- Consensus secondary structure and sequence conservation of Fibrobacter-1 RNA

Identifiers
- Symbol: Fibrobacter-1
- Rfam: RF02983

Other data
- RNA type: Gene; sRNA
- SO: SO:0001263
- PDB structures: PDBe

= Fibrobacter-1 RNA motif =

The Fibrobacter-1 RNA motif is a conserved RNA structure that was discovered by bioinformatics.
Fibrobacter-1 motifs are found in organisms in the genus Fibrobacter, and in many metagenomic sequences.

It is ambiguous whether Fibrobacter-1 RNAs function as cis-regulatory elements or whether they operate in trans.
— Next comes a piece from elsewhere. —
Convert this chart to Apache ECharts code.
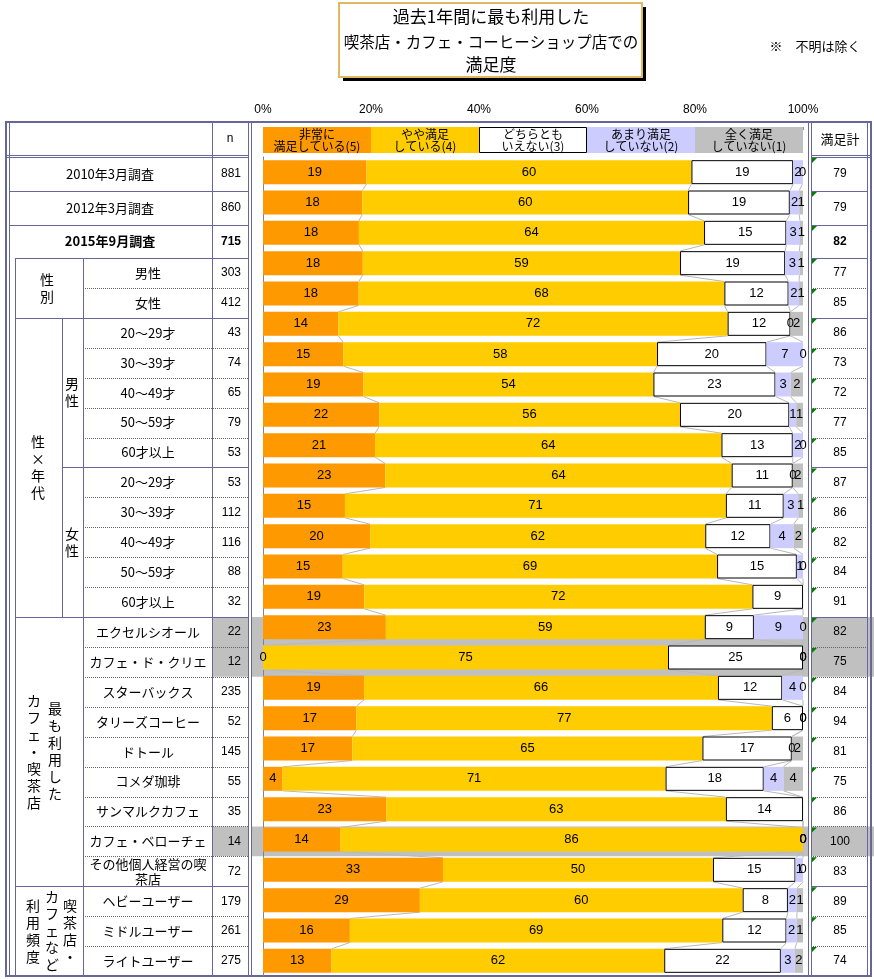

They are frequently located upstream of ribonuclease E (RNase E) genes, which is consistent with a cis-regulatory function. Additional cis-regulatory RNAs upstream of RNase E genes have already been established in other lineages of bacteria, e.g., the RNase E 5' UTR element. Some instances of the Fibrobacter-1 RNA motif are not located upstream of protein-coding genes. This observation could indicate that the RNAs function in trans as small RNAs. However, the affected instances are in metagenomic sequences, where sequence assembly is often imperfect. Therefore, they could also reflect technical artifacts, and not be biological.